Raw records
☆ ☆ ☆ ☆

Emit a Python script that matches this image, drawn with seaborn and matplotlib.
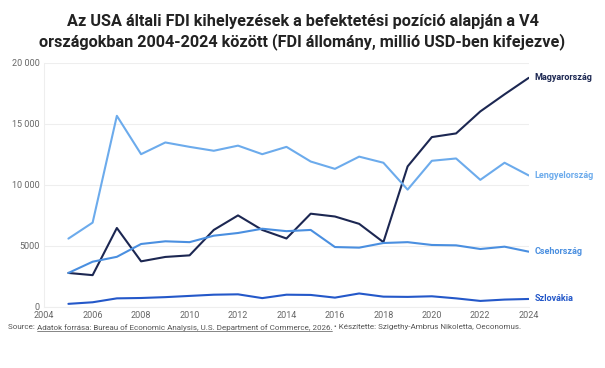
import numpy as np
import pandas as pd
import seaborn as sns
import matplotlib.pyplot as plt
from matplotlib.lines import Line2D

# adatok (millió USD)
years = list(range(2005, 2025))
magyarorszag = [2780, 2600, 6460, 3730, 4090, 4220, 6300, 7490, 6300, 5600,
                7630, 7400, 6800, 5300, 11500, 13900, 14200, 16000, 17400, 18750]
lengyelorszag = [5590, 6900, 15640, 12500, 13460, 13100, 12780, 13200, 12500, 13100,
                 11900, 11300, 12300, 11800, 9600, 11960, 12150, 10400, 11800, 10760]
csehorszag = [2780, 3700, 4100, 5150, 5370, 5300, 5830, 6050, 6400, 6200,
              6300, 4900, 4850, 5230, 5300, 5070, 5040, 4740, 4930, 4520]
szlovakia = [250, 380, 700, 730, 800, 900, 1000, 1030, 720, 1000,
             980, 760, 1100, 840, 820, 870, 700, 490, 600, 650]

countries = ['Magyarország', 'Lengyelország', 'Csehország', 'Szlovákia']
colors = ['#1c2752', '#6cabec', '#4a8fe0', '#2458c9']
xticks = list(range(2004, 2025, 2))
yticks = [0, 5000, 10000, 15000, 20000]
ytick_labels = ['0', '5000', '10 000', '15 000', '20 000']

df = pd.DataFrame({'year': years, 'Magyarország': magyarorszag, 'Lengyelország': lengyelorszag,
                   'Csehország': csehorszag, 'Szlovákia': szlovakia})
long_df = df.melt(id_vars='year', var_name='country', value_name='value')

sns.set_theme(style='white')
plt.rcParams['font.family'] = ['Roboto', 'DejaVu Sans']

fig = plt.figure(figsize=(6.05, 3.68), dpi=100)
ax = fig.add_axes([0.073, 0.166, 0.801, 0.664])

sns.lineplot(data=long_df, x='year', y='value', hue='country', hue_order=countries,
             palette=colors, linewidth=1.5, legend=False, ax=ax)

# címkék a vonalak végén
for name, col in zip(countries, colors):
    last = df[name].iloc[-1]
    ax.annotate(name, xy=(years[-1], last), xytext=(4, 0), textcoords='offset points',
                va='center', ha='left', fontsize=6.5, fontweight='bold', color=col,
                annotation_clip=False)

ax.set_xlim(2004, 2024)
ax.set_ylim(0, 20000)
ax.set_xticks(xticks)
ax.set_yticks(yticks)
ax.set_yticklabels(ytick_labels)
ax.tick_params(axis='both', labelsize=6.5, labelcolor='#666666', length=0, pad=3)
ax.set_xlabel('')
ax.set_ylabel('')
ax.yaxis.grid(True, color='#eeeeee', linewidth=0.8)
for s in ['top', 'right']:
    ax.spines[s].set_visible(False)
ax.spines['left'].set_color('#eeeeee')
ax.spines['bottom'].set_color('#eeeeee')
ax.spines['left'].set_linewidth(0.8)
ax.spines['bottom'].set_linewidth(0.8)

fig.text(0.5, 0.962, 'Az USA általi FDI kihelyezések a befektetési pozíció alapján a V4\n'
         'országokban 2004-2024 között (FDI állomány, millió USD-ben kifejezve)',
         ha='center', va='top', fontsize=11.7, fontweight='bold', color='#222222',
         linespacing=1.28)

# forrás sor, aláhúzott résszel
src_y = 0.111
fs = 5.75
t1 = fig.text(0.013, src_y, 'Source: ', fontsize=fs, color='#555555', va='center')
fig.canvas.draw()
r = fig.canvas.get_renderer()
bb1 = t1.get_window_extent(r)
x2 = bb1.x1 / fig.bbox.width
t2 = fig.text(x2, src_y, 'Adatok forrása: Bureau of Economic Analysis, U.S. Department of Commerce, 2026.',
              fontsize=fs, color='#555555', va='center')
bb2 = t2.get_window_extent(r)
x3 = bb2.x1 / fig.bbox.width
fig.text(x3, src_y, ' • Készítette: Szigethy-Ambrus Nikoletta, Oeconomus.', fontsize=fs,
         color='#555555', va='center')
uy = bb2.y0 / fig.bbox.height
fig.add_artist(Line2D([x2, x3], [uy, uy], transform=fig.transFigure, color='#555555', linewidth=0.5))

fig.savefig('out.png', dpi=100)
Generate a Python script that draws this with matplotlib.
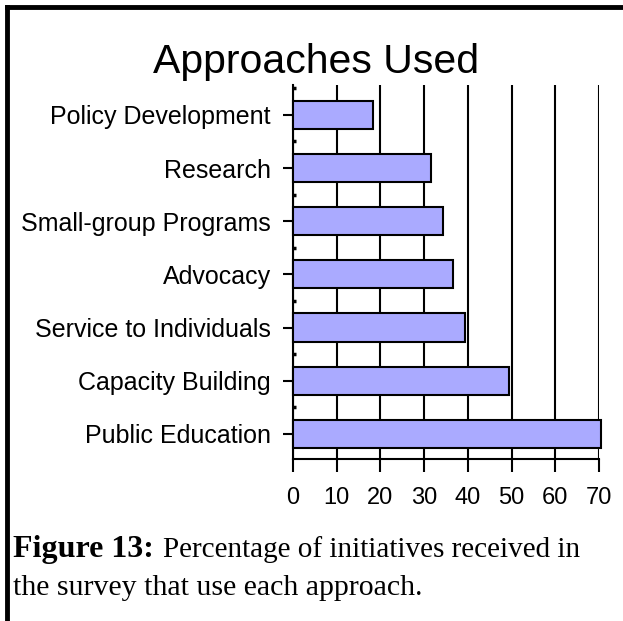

☆ ☆ ☆ ☆

### EXERCISE
Without the pictures, repeat all the records word for word.

### ANSWER IN FULL
Emit a Python script that matches this image, drawn with seaborn and matplotlib.
import numpy as np
import pandas as pd
import seaborn as sns
import matplotlib.pyplot as plt
from matplotlib.lines import Line2D

# adatok (millió USD)
years = list(range(2005, 2025))
magyarorszag = [2780, 2600, 6460, 3730, 4090, 4220, 6300, 7490, 6300, 5600,
                7630, 7400, 6800, 5300, 11500, 13900, 14200, 16000, 17400, 18750]
lengyelorszag = [5590, 6900, 15640, 12500, 13460, 13100, 12780, 13200, 12500, 13100,
                 11900, 11300, 12300, 11800, 9600, 11960, 12150, 10400, 11800, 10760]
csehorszag = [2780, 3700, 4100, 5150, 5370, 5300, 5830, 6050, 6400, 6200,
              6300, 4900, 4850, 5230, 5300, 5070, 5040, 4740, 4930, 4520]
szlovakia = [250, 380, 700, 730, 800, 900, 1000, 1030, 720, 1000,
             980, 760, 1100, 840, 820, 870, 700, 490, 600, 650]

countries = ['Magyarország', 'Lengyelország', 'Csehország', 'Szlovákia']
colors = ['#1c2752', '#6cabec', '#4a8fe0', '#2458c9']
xticks = list(range(2004, 2025, 2))
yticks = [0, 5000, 10000, 15000, 20000]
ytick_labels = ['0', '5000', '10 000', '15 000', '20 000']

df = pd.DataFrame({'year': years, 'Magyarország': magyarorszag, 'Lengyelország': lengyelorszag,
                   'Csehország': csehorszag, 'Szlovákia': szlovakia})
long_df = df.melt(id_vars='year', var_name='country', value_name='value')

sns.set_theme(style='white')
plt.rcParams['font.family'] = ['Roboto', 'DejaVu Sans']

fig = plt.figure(figsize=(6.05, 3.68), dpi=100)
ax = fig.add_axes([0.073, 0.166, 0.801, 0.664])

sns.lineplot(data=long_df, x='year', y='value', hue='country', hue_order=countries,
             palette=colors, linewidth=1.5, legend=False, ax=ax)

# címkék a vonalak végén
for name, col in zip(countries, colors):
    last = df[name].iloc[-1]
    ax.annotate(name, xy=(years[-1], last), xytext=(4, 0), textcoords='offset points',
                va='center', ha='left', fontsize=6.5, fontweight='bold', color=col,
                annotation_clip=False)

ax.set_xlim(2004, 2024)
ax.set_ylim(0, 20000)
ax.set_xticks(xticks)
ax.set_yticks(yticks)
ax.set_yticklabels(ytick_labels)
ax.tick_params(axis='both', labelsize=6.5, labelcolor='#666666', length=0, pad=3)
ax.set_xlabel('')
ax.set_ylabel('')
ax.yaxis.grid(True, color='#eeeeee', linewidth=0.8)
for s in ['top', 'right']:
    ax.spines[s].set_visible(False)
ax.spines['left'].set_color('#eeeeee')
ax.spines['bottom'].set_color('#eeeeee')
ax.spines['left'].set_linewidth(0.8)
ax.spines['bottom'].set_linewidth(0.8)

fig.text(0.5, 0.962, 'Az USA általi FDI kihelyezések a befektetési pozíció alapján a V4\n'
         'országokban 2004-2024 között (FDI állomány, millió USD-ben kifejezve)',
         ha='center', va='top', fontsize=11.7, fontweight='bold', color='#222222',
         linespacing=1.28)

# forrás sor, aláhúzott résszel
src_y = 0.111
fs = 5.75
t1 = fig.text(0.013, src_y, 'Source: ', fontsize=fs, color='#555555', va='center')
fig.canvas.draw()
r = fig.canvas.get_renderer()
bb1 = t1.get_window_extent(r)
x2 = bb1.x1 / fig.bbox.width
t2 = fig.text(x2, src_y, 'Adatok forrása: Bureau of Economic Analysis, U.S. Department of Commerce, 2026.',
              fontsize=fs, color='#555555', va='center')
bb2 = t2.get_window_extent(r)
x3 = bb2.x1 / fig.bbox.width
fig.text(x3, src_y, ' • Készítette: Szigethy-Ambrus Nikoletta, Oeconomus.', fontsize=fs,
         color='#555555', va='center')
uy = bb2.y0 / fig.bbox.height
fig.add_artist(Line2D([x2, x3], [uy, uy], transform=fig.transFigure, color='#555555', linewidth=0.5))

fig.savefig('out.png', dpi=100)
Generate a Python script that draws this with matplotlib.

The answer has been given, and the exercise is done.